Différance references the paper by philosopher Jacques Derrida, who sought to deconstruct language, and also a series of obscure images by the surrealist artist Man Ray. I love the idea that what one would normally use for one thing has infinite possibilities waiting to be explored, so I really considered the use of everything within this collection. I experimented with objects you possibly wouldn’t associate with fashion, and sourced domestic metal functional products, giving a new value to broadly overlooked gadgets like springs, rings, coils and spiral binders. The structure and simplicity that we find in the design of these objects show how they fulfil their purpose effortlessly. I wanted to give a new and superior value to these familiar parts and re-contextualise them within a garment, finding the extraordinary within the humble everyday.
There’s a curious element in the accessories: some of the headpieces and the handbags are – or at least look like – lamps. Could you tell us more about this?

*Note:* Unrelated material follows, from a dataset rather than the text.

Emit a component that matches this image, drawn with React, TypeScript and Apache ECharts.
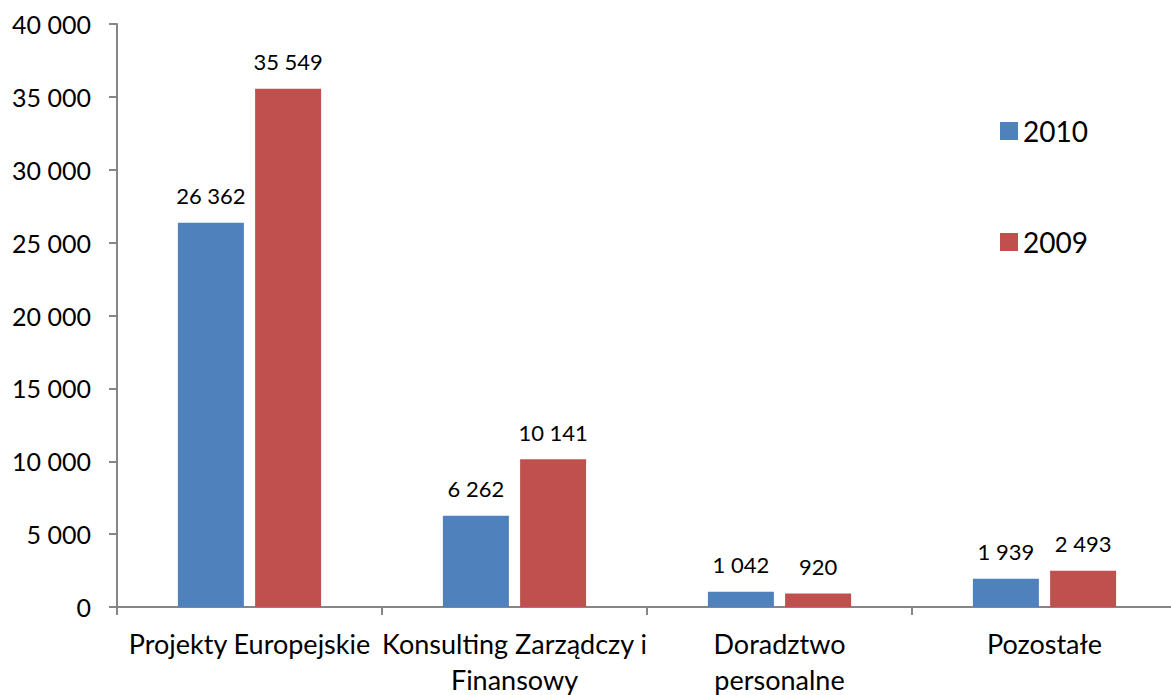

They are indeed based on lamps! The idea actually came from a photograph I took in a vintage shop where a lampshade was resting on a mannequin. I re-utilised second hand lampshade frames and then hand pleated silk onto them. A lot of my research was looking at the work of Man Ray, and I wanted there to be an element of intrigue or questioning to the collection, much like the surrealist’s work. The final headpiece stands out, to say the least, and was one of my favourite pieces in the collection.
Going deeper in today’s fashion industry, what are your thoughts about how people see fashion nowadays? And in what ways do you want to contribute to the current state of the industry?
I can’t speak for everyone about how they see fashion, but I believe in keeping a certain craft and quality to it, something long term. I am not a fan of fast fashion and I try to consider the future of the garment when designing.
What’s next for you? You’ve just started, so you still have a vast amount of possibilities and options to choose from. What would you really like to do now?
Well, I start studying my Masters degree in Womenswear at Central Saint Martins this month, so more studying! It’s a very exciting opportunity and it will be great to have the time and freedom to fully focus on designing and further challenge myself as a designer. I will continue with my label and I hope that in two years time I will be ready to take on the challenge of expanding.